PRESIDENT'S ESSAY
Cautions About Conversion
POSTED
August 7, 2023

Wisdom from my old friend and colleague, Rev. Rich Bledsoe, on conversion.

People "meet" Jim Jordan, and have the bracing thrill of escaping the flatness of just living and being in the 21st century.

They might take off to the thrilling different world of Eastern Orthodoxy. They experience the thrill of "seeing" in 3 dimensions. Going to India to teach theology some years ago, did that for me.

Maybe they have found a new home. God bless them if this is so. It has some real good in it, and it is another dimension, in a real way. But it may be that their new eyes will also blind them to some other realities.

The east and west developed in some different ways, and the whole of the Bible is still bigger than east and west combined. The east is still largely dim to the judicial elements of scripture and reality, just as the west is dim to elements that the east probably saw more clearly.

The danger of being a convert from one branch to another of the church is the far greater probability that the brightness of all that is now newly seen becomes another "system" that now gives the illusion of having discovered all of the truth, and now seeing everything.

If you grew up Presbyterian, or Roman Catholic, or Orthodox, you are in no danger of thinking your branch of the church is the zenith of truth. That was one thing that immensely impressed me when I recently discovered and read Thomas Oden (who I knew nothing about before reading A Change of Heart) that I would find on the next page, that he had converted to Orthodoxy, or to Rome. But no. He died a Methodist, and it's hard to have stars in your eyes about the Methodist Church.

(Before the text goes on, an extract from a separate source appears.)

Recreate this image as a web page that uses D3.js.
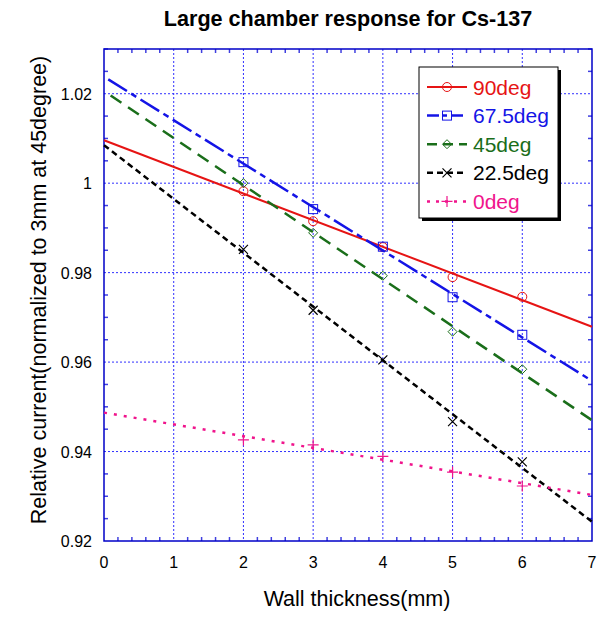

In a similar vein, converts to Orthodoxy can have all of the charm of the Truly Reformed (TRs). Are not TRs folks who suddenly discover 5 pt. Calvinism, and it is all of the truth?  Even discovering Theopolis could do this.

There is no haven of perfect enlightenment in this world, and since the church is the one place where the flesh is openly revealed and exposed, the church is also, in all its branches, going to be a place of conflict (all churches that have at least a modicum of true faith, will have this built in conflict).

But new converts from one branch to another are liable to think all conflict is with what is left behind, and do a projection trick that actually increases the conflict, but makes the conflicted blind to it. At least for a time. The recently-Reformed and new converts to Orthodoxy have this same thing in common.